-- DIRECTIONS FOR THIS TASK --
Write out the data below in full, unchanged, minus the images.
-------- DATA PROVIDED --------
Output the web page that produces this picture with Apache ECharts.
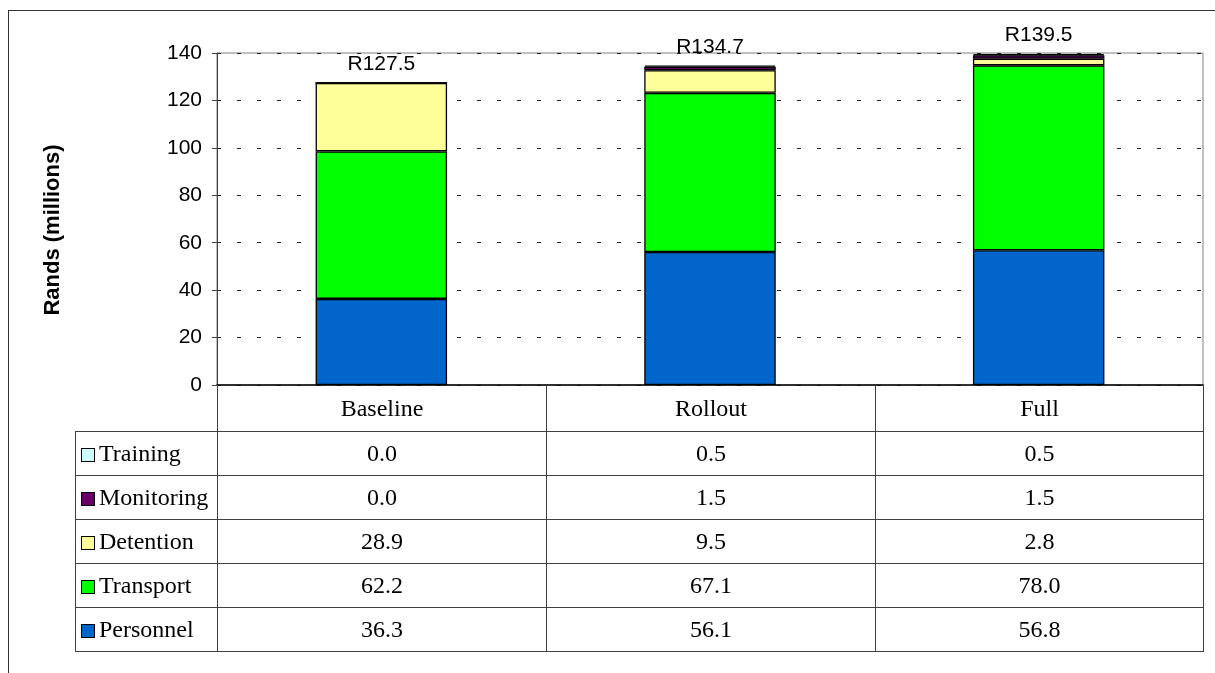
<!DOCTYPE html>
<html>
<head>
<meta charset="utf-8">
<script src="https://cdn.jsdelivr.net/npm/echarts@6/dist/echarts.min.js"></script>
<style>
  html, body { margin: 0; padding: 0; background: #fff; }
  #wrap { position: relative; width: 1215px; height: 673px; overflow: hidden; }
  #frame { position: absolute; left: 8px; top: 10px; right: -5px; bottom: -5px;
           border-left: 1.5px solid #333; border-top: 1.5px solid #333; }
  #main { position: absolute; left: 0; top: 0; width: 1215px; height: 673px; }
  #dataTable { position: absolute; left: 75px; top: 385px; width: 1128px;
               border-collapse: collapse; table-layout: fixed;
               font-family: 'Liberation Serif', 'Times New Roman', serif; font-size: 24px; color: #000; }
  #dataTable td { border: 1px solid #404040; padding: 0; text-align: center; height: 43px; }
  #dataTable tr.head td { height: 46px; border-top: none; }
  #dataTable tr.head td.blank { border-left: none; border-bottom: 1px solid #404040; }
  #dataTable td.name { text-align: left; padding-left: 5px; white-space: nowrap; }
  .sw { display: inline-block; width: 12px; height: 12px; border: 1.5px solid #000;
        margin-right: 4px; vertical-align: -1px; }
</style>
</head>
<body>
<div id="wrap">
  <div id="frame"></div>
  <div id="main"></div>
  <table id="dataTable"></table>
</div>
<script>
// data
var categories = ['Baseline', 'Rollout', 'Full'];
var personnel  = [36.3, 56.1, 56.8];
var transport  = [62.2, 67.1, 78.0];
var detention  = [28.9, 9.5, 2.8];
var monitoring = [0.0, 1.5, 1.5];
var training   = [0.0, 0.5, 0.5];
var totalLabels = ['R127.5', 'R134.7', 'R139.5'];

function Set_Cost_echarts(){
    var chartDom = document.getElementById('main');
    var myChart = echarts.init(chartDom, null, { renderer: 'canvas' });

    // stack order bottom -> top
    var seriesList = [
        { name: 'Personnel',  data: personnel,  color: '#0066CC' },
        { name: 'Transport',  data: transport,  color: '#00FF00' },
        { name: 'Detention',  data: detention,  color: '#FFFF99' },
        { name: 'Monitoring', data: monitoring, color: '#660066' },
        { name: 'Training',   data: training,   color: '#CCFFFF' }
    ];

    var series = seriesList.map(function (s, i) {
        var item = {
            name: s.name,
            type: 'bar',
            stack: 'cost',
            barWidth: '40%',
            data: s.data,
            itemStyle: { color: s.color, borderColor: '#000', borderWidth: 1.3 }
        };
        if (i === seriesList.length - 1) {
            item.label = {
                show: true,
                position: 'top',
                distance: 8,
                fontFamily: 'Liberation Sans, Arial, sans-serif',
                fontSize: 21,
                color: '#000',
                formatter: function (p) { return totalLabels[p.dataIndex]; }
            };
        }
        return item;
    });

    var option = {
        animation: false,
        grid: {
            left: 217, top: 53, right: 12, bottom: 288,
            show: true, borderColor: '#808080', borderWidth: 1, backgroundColor: 'transparent'
        },
        xAxis: {
            type: 'category',
            data: categories,
            axisLine: { lineStyle: { color: '#000', width: 1.5 } },
            axisTick: { show: false },
            axisLabel: { show: false }
        },
        yAxis: {
            type: 'value',
            min: 0,
            max: 140,
            interval: 20,
            name: 'Rands (millions)',
            nameLocation: 'middle',
            nameRotate: 90,
            nameGap: 153,
            nameTextStyle: {
                fontFamily: 'Liberation Sans, Arial, sans-serif',
                fontSize: 22, fontWeight: 'bold', color: '#000',
                padding: [0, 22, 0, 0]
            },
            axisLine: { show: true, lineStyle: { color: '#404040', width: 1 } },
            axisTick: { show: true, inside: false, length: 5, lineStyle: { color: '#404040' } },
            axisLabel: {
                fontFamily: 'Liberation Sans, Arial, sans-serif',
                fontSize: 21, color: '#000', margin: 15
            },
            splitLine: { show: true, lineStyle: { color: '#222', type: [4, 16], width: 1 } }
        },
        series: series
    };

    myChart.setOption(option);

    // data table below the chart, rows top -> bottom
    var table = document.getElementById('dataTable');
    var html = '<colgroup><col style="width:142px"><col style="width:329px"><col style="width:329px"><col style="width:328px"></colgroup>';
    html += '<tr class="head"><td class="blank"></td>';
    categories.forEach(function (c) { html += '<td>' + c + '</td>'; });
    html += '</tr>';
    seriesList.slice().reverse().forEach(function (s) {
        html += '<tr><td class="name"><span class="sw" style="background:' + s.color + '"></span>' + s.name + '</td>';
        s.data.forEach(function (v) { html += '<td>' + v.toFixed(1) + '</td>'; });
        html += '</tr>';
    });
    table.innerHTML = html;

    window.addEventListener('resize', myChart.resize);
}
Set_Cost_echarts();
</script>
</body>
</html>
--------
-- EXERCISE RESPONSE --
Output the web page that produces this picture with Apache ECharts.
<!DOCTYPE html>
<html>
<head>
<meta charset="utf-8">
<script src="https://cdn.jsdelivr.net/npm/echarts@6/dist/echarts.min.js"></script>
<style>
  html, body { margin: 0; padding: 0; background: #fff; }
  #wrap { position: relative; width: 1215px; height: 673px; overflow: hidden; }
  #frame { position: absolute; left: 8px; top: 10px; right: -5px; bottom: -5px;
           border-left: 1.5px solid #333; border-top: 1.5px solid #333; }
  #main { position: absolute; left: 0; top: 0; width: 1215px; height: 673px; }
  #dataTable { position: absolute; left: 75px; top: 385px; width: 1128px;
               border-collapse: collapse; table-layout: fixed;
               font-family: 'Liberation Serif', 'Times New Roman', serif; font-size: 24px; color: #000; }
  #dataTable td { border: 1px solid #404040; padding: 0; text-align: center; height: 43px; }
  #dataTable tr.head td { height: 46px; border-top: none; }
  #dataTable tr.head td.blank { border-left: none; border-bottom: 1px solid #404040; }
  #dataTable td.name { text-align: left; padding-left: 5px; white-space: nowrap; }
  .sw { display: inline-block; width: 12px; height: 12px; border: 1.5px solid #000;
        margin-right: 4px; vertical-align: -1px; }
</style>
</head>
<body>
<div id="wrap">
  <div id="frame"></div>
  <div id="main"></div>
  <table id="dataTable"></table>
</div>
<script>
// data
var categories = ['Baseline', 'Rollout', 'Full'];
var personnel  = [36.3, 56.1, 56.8];
var transport  = [62.2, 67.1, 78.0];
var detention  = [28.9, 9.5, 2.8];
var monitoring = [0.0, 1.5, 1.5];
var training   = [0.0, 0.5, 0.5];
var totalLabels = ['R127.5', 'R134.7', 'R139.5'];

function Set_Cost_echarts(){
    var chartDom = document.getElementById('main');
    var myChart = echarts.init(chartDom, null, { renderer: 'canvas' });

    // stack order bottom -> top
    var seriesList = [
        { name: 'Personnel',  data: personnel,  color: '#0066CC' },
        { name: 'Transport',  data: transport,  color: '#00FF00' },
        { name: 'Detention',  data: detention,  color: '#FFFF99' },
        { name: 'Monitoring', data: monitoring, color: '#660066' },
        { name: 'Training',   data: training,   color: '#CCFFFF' }
    ];

    var series = seriesList.map(function (s, i) {
        var item = {
            name: s.name,
            type: 'bar',
            stack: 'cost',
            barWidth: '40%',
            data: s.data,
            itemStyle: { color: s.color, borderColor: '#000', borderWidth: 1.3 }
        };
        if (i === seriesList.length - 1) {
            item.label = {
                show: true,
                position: 'top',
                distance: 8,
                fontFamily: 'Liberation Sans, Arial, sans-serif',
                fontSize: 21,
                color: '#000',
                formatter: function (p) { return totalLabels[p.dataIndex]; }
            };
        }
        return item;
    });

    var option = {
        animation: false,
        grid: {
            left: 217, top: 53, right: 12, bottom: 288,
            show: true, borderColor: '#808080', borderWidth: 1, backgroundColor: 'transparent'
        },
        xAxis: {
            type: 'category',
            data: categories,
            axisLine: { lineStyle: { color: '#000', width: 1.5 } },
            axisTick: { show: false },
            axisLabel: { show: false }
        },
        yAxis: {
            type: 'value',
            min: 0,
            max: 140,
            interval: 20,
            name: 'Rands (millions)',
            nameLocation: 'middle',
            nameRotate: 90,
            nameGap: 153,
            nameTextStyle: {
                fontFamily: 'Liberation Sans, Arial, sans-serif',
                fontSize: 22, fontWeight: 'bold', color: '#000',
                padding: [0, 22, 0, 0]
            },
            axisLine: { show: true, lineStyle: { color: '#404040', width: 1 } },
            axisTick: { show: true, inside: false, length: 5, lineStyle: { color: '#404040' } },
            axisLabel: {
                fontFamily: 'Liberation Sans, Arial, sans-serif',
                fontSize: 21, color: '#000', margin: 15
            },
            splitLine: { show: true, lineStyle: { color: '#222', type: [4, 16], width: 1 } }
        },
        series: series
    };

    myChart.setOption(option);

    // data table below the chart, rows top -> bottom
    var table = document.getElementById('dataTable');
    var html = '<colgroup><col style="width:142px"><col style="width:329px"><col style="width:329px"><col style="width:328px"></colgroup>';
    html += '<tr class="head"><td class="blank"></td>';
    categories.forEach(function (c) { html += '<td>' + c + '</td>'; });
    html += '</tr>';
    seriesList.slice().reverse().forEach(function (s) {
        html += '<tr><td class="name"><span class="sw" style="background:' + s.color + '"></span>' + s.name + '</td>';
        s.data.forEach(function (v) { html += '<td>' + v.toFixed(1) + '</td>'; });
        html += '</tr>';
    });
    table.innerHTML = html;

    window.addEventListener('resize', myChart.resize);
}
Set_Cost_echarts();
</script>
</body>
</html>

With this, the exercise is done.